Permítasenos una pregunta en medio de este universo plural. ¿No es un poco sospechosa esta convergencia casi unánime de izquierda y derecha, de cristianos y ateos, de feministas y machistas en torno al velo en nuestras escuelas? ¿Se ve realmente amenazada nuestra democracia por una prenda que han llevado nuestras madres y abuelas hasta hace bien poco?
El sentido común, que para Kant era "lo menos que se puede esperar siempre del que pretende el nombre de persona", nos obligaría a pensar por nosotros mismos y a ponernos en el lugar de los demás. Queremos ser europeos, parecernos a los franceses, a los suizos. Si ellos lo hacen, nosotros también debemos hacerlo, se dice. Pero Europa no es necesariamente una garantía: ha apoyado en otras ocasiones iniciativas más que dudosas.
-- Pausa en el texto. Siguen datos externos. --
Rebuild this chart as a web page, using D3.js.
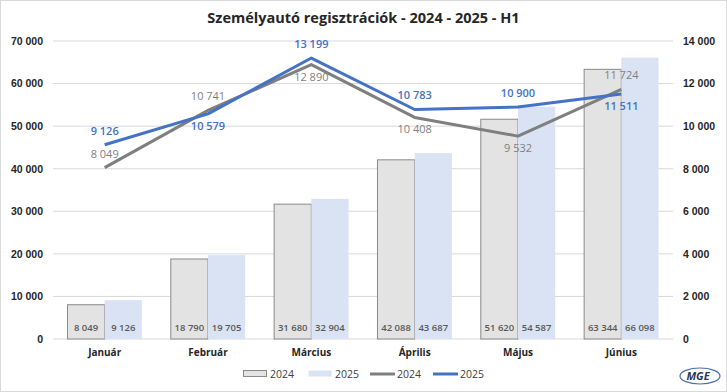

A los inmigrantes, y en particular los musulmanes, les invitamos, o les dejamos, que vengan a trabajar. Pero han de dejar en la puerta sus pertenencias, como en prisión. Como laicos, no parece muy tolerante. Como cristianos, no parece muy caritativo. Como demócratas, no parece muy solidario. ¿No es un poco dogmática nuestra cultura, invertida en relación a la que decimos que es obligatoria entre ellos?
Si fuéramos un poco más permisivos, un poco más honestos con nuestro secreto, con el inevitable misterio de cada persona, ¿no seríamos un poco menos alarmistas con el secreto -con o sin velo- del otro, con las costumbres de los otros?
Si fuéramos un poco más felices, si viviéramos un poco más seguros en nuestras vidas, ¿no tendríamos menos necesidad de absolutizar nuestras instituciones, de sacralizar nuestras creencias, perfectamente respetables pero un poco peligrosas cuando pretenden convertirse en una regla universal.